The Hanukah story is about two kinds of battle; the physical struggle against others (politics); and the spiritual struggle within ourselves to trust in God (oil).
When the Maccabees recaptured and rededicated the Temple in Jerusalem in 164 B.C.E. the political struggle for religious freedom and independence did not end. It went on for another 25 years.
But the spiritual struggle within ourselves (oil) miraculously took only eight days.
Look at the oldest written sources. Four or five decades after the first Hanukah, two books were written about the Maccabean Wars and the rededication of the Holy Temple in Jerusalem.

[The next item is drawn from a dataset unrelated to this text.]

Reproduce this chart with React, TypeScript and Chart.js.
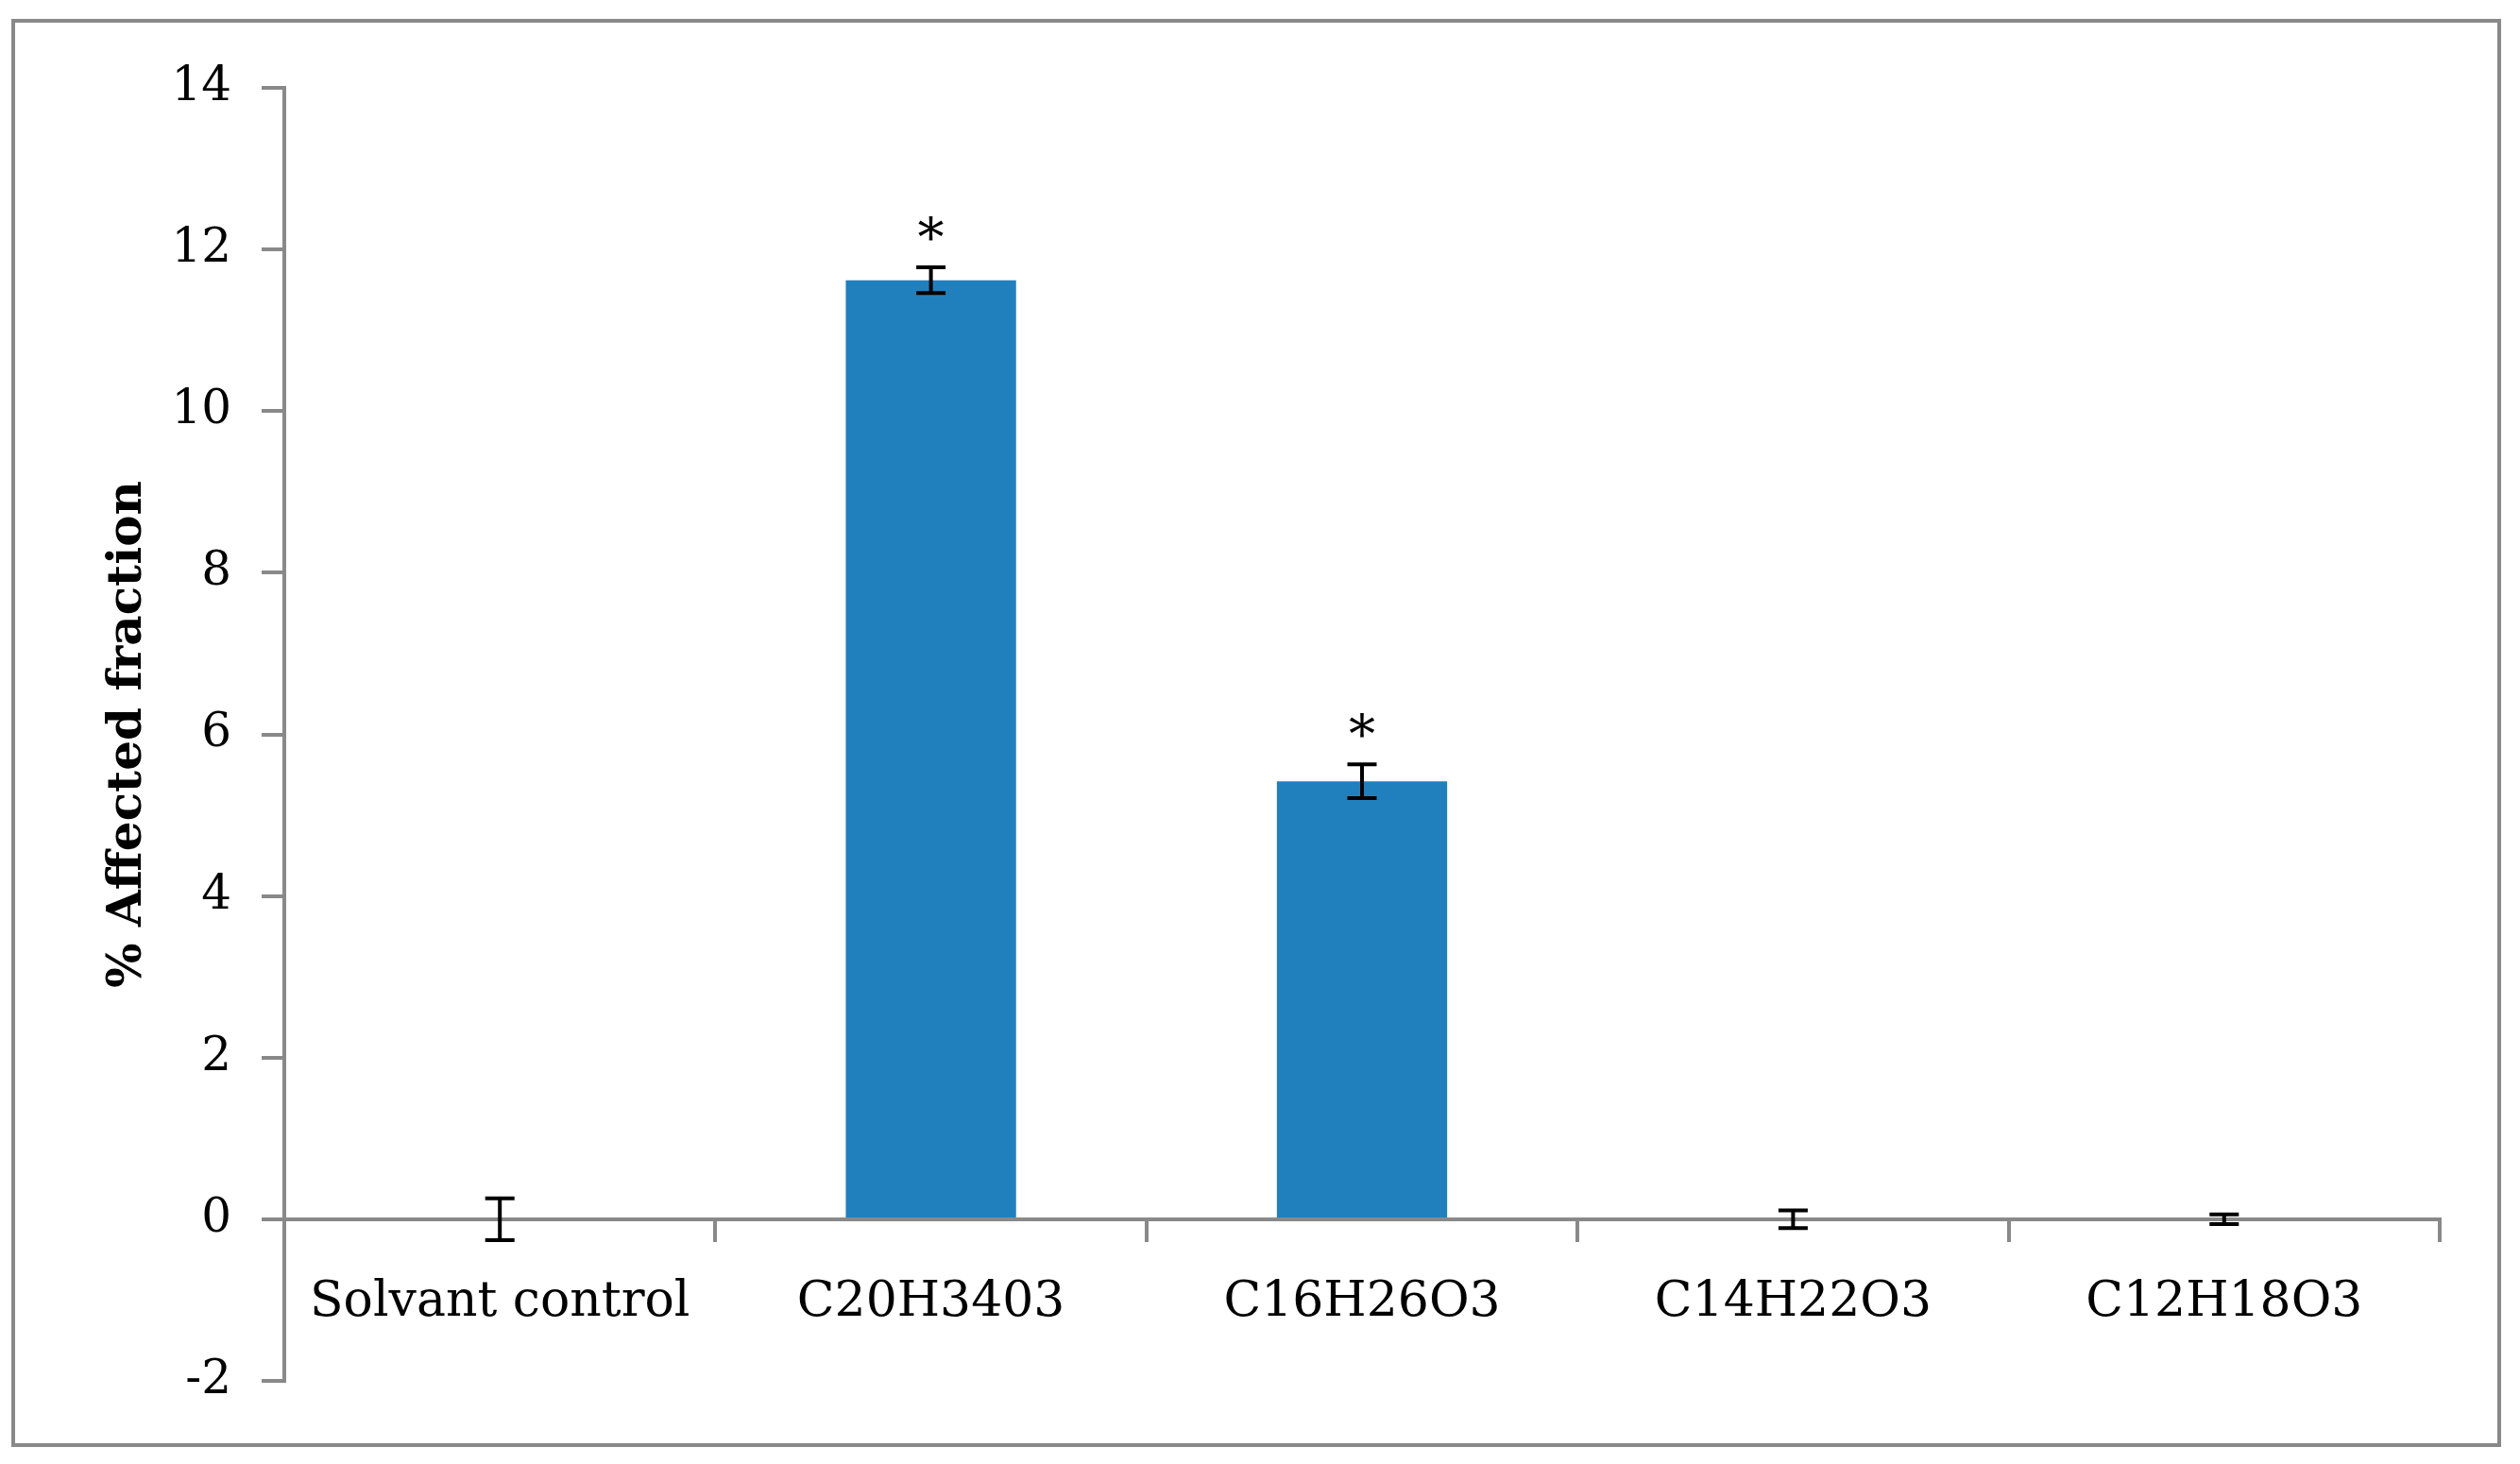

The First Book of Maccabees, compiled sometime before 130 B.C.E., was originally written in Hebrew. Today all we have is an early Greek translation. Its intended audience was the Jewish community in the Land of Israel. Chapter 4 describes the recapture of the Jerusalem Temple, its purification and rededication.
“They also made new sacred vessels, and brought the lamp stand … into the Temple. They burned incense on the altar and lit the lights on the lamp stand, and the Temple was filled with light. For eight days they celebrated the dedication of the altar. Then Judah, his brothers and the entire community of Israel decreed that the days of dedication of the altar should be celebrated with a festival of joy and gladness at this same time every year beginning on the 25th of the month of Kislev and lasting for eight days. (First Maccabees 4:49-59)
This first ancient source does not mention the “little jar of oil miracle.” At that time, the miracle was the victory itself, that God had enabled the Jews in Israel to physically defeat the far mightier Syrian Greek Empire.
The Second Book of Maccabees, was compiled a decade or two after First Maccabees, and covers most of the same period, but was written in Greek for the Jewish community outside the land of Israel. That Jewish community, whose primary language was Greek, was concentrated largely in the city of Alexandria in Egypt.
The purpose of Second Maccabees, clearly stated in the two letters that open the book, is to urge the Jews of Alexandria to adopt this new festival. The author states that his source for the history of the war was a (now lost) larger five-volume history by one Jason of Cyrene.
Second Maccabees (10:1-8) describes the purification of the Temple, adding information not found in First Maccabees: “Judah the Maccabee and his men, under the Lord’s leadership, recaptured the Temple and the city of Jerusalem.- After purifying the Temple, they built a new altar; made a new fire, offered sacrifices and incense and lit the lamps.- On the anniversary of the same day on which the Temple was defiled, the 25th of Kislev, they purified the Temple.
“They celebrated joyfully for eight days, just as on Sukkot, knowing that (only two months before) on Sukkot they had spent the festival (hiding) like wild animals in the mountains and caves.- By a vote of the community they decreed that the whole Jewish nation should celebrate these festival days every year. (Second Maccabees 10:1-8)
The story of the small jar of oil that lasted much longer than anyone expected, is not mentioned in the early sources because they focus on the military and political battles to liberate the Jerusalem temple from Greek rule and restore Jewish independence.
However, two and a half centuries later, after a military revolt against the Romans, the Holy Temple and Jerusalem itself were in ruins. In the generations following the destruction of Jerusalem by the Romans the Jewish people could have despaired, and become discouraged and depressed.
They might even have lost faith in God when the Romans built a new pagan city on Jerusalem’s ruins; with a Roman Temple filled with statues of Roman Gods in its center.
So the rabbis started emphasizing the spiritual internal battle needed for Jewish survival. Everyone, even small children, need to believe in a better future. All of us need to avoid negativeness. Everyone needs to have some faith and trust in God.
When the Maccabees realized that it would take a week or more to produce the ritually pure olive oil needed for the lamp that must burn continually before the Holy Ark, most of them wanted to delay the Hanukah celebration.
Only a minority led by a young girl, favored using the little jar of oil that they had, and trusting that somehow it would be enough.
As the rabbis expressed it in the Talmud (Shabbat 21b) “Why Hanukah? Our rabbis taught: ‘On the 25th day of Kislev begin the eight days of Hanukah on which mourning and fasting are forbidden. For when the Greeks entered the Temple, they defiled all the oil; and when the Maccabees prevailed and defeated them, they searched and found only one jar of oil with the official seal of the High Priest, but it was only enough for one day’s lighting.
“Yet a miracle occurred; they lit the lamp with it for eight days. The following year these days were decreed a festival with the recital of Psalms and thanksgiving prayers.”
Notice that the miracle is two fold. That the oil lasted is a physical miracle. That they lit it, knowing it couldn’t last, is a spiritual miracle. To this day we still use only one candle to ignite all the other Hanukah candles.
And Jewish hope and faith in our future (oil) has enabled us to survive long after the ancient Greeks and Romans disappeared.